Grayson Perry: Damien Hirst's work is hackneyed and tatty

The Turner Prize-winning artist Grayson Perry has attacked Damien Hirst’s work as “hackneyed” and “tatty”. The transvestite potter, 53, who will deliver the BBC Reith Lectures this month, said the “phenomenally successful” artist was playing “a good game”.
Asked to name the artworks he most disliked, Perry placed at the top of his list Hirst’s work The Physical Impossibility Of Death In The Mind Of Someone Living – a shark suspended in formaldehyde.
Hirst’s retrospective at Tate Modern last year, complete with a rotting cow’s head and a diamond-encrusted human skull, was the most popular solo show in the gallery’s history, attracting about 463,000 visitors.
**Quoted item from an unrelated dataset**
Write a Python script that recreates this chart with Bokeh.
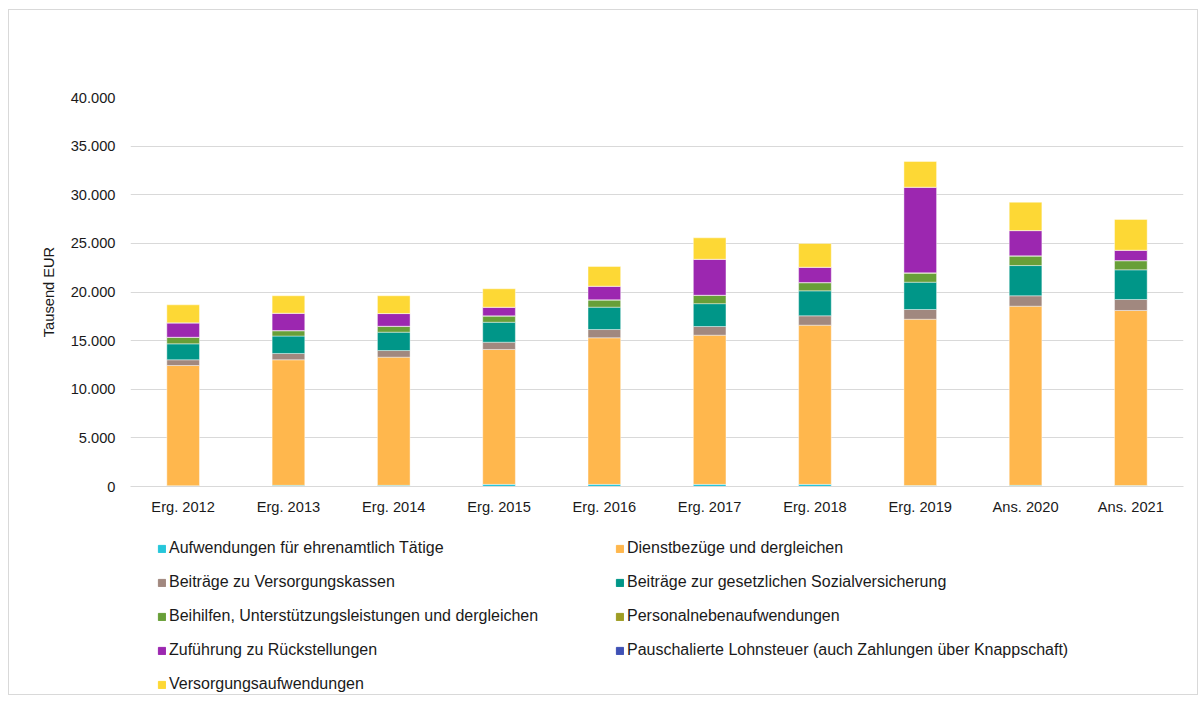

But Perry told Radio Times: “Hirst is very famous, incredibly rich and successful and he’s played a good game. He’s pulled off his masterstrokes again and again. They’re iconic examples of appropriation, but to an insider in the art world they’re hackneyed. They suffer from the Mona Lisa curse: when an artwork becomes incredibly famous it’s difficult to see it as an artwork. It becomes a cause célèbre. “I can only look at it as a bit tatty; I can’t see it as an artwork.”